One of my favorite memories of my father’s father — my grandfather, Wes Bonenberger — was the trips we’d take together to different cities; Los Angeles, New York, Boston, San Francisco. His favorite was San Francisco. He loved the look of the city, the way the buildings lay on the land and hugged the rolling hills. He’d talk with me about architects he admired — Frank Lloyd Wright, for whom he’d worked as a draftsman early in his career (only job he’d ever been fired from, he’d say), and Frank Gehry, with whom he’d attended architecture school and hung out at USC in the 1950s.

My grandfather didn’t find it difficult to meet people, but he didn’t have many close friends. He was very picky about the people he opened up with. I could say this was a legacy of the McCarthy trials, when people in his social circle were smeared as communists and lost their careers, but I think it was always part of his character. People saw him as quirky. He had a deeply cynical sense of humor, and was thoroughly anti-authoritarian, but at his heart was an idealist who loved the little guy. He was the little guy! A lower middle class kid with a knack for designing and fixing things, who after getting out of the Army following WWII went to USC on the GI Bill.
When we’d walk through cities, Wes would talk about architecture, try (and usually fail) to impart some wisdom to me, and often end up discussing contemporaries.

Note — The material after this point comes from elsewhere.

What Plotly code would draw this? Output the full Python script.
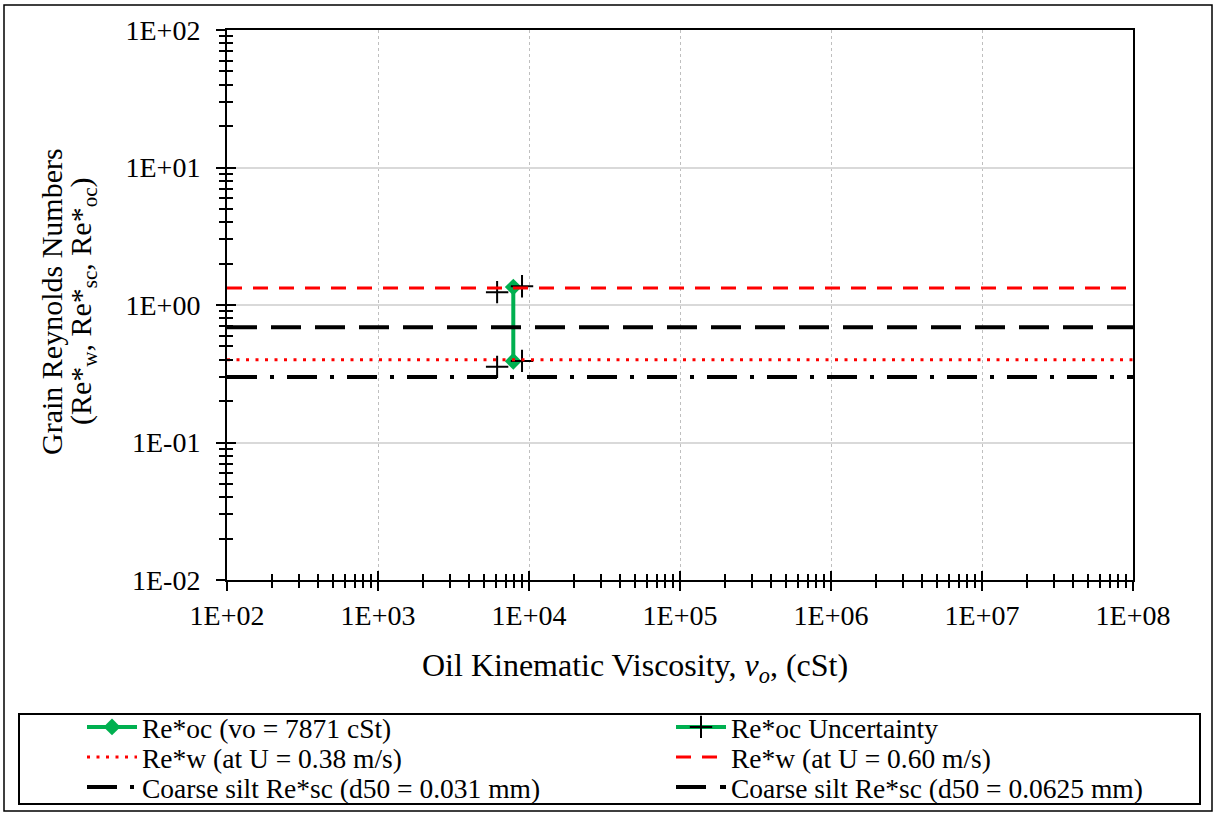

Gehry’s was a name that often came up — one of his close friends at architecture school — a fellow iconoclast, someone who found the architectural mainstream in 1950s America not just stale, but horrifying.
For this reason I’ve always looked at Gehry’s projects with interest; not as someone with deep aesthetic appreciation for his work or what went into it, but for the larger project of disruption and complication, of which he was an enthusiastic and deliberate part.
Farewell to the last contemporary living connection to my grandfather I’m aware of — farewell to Frank Gehry.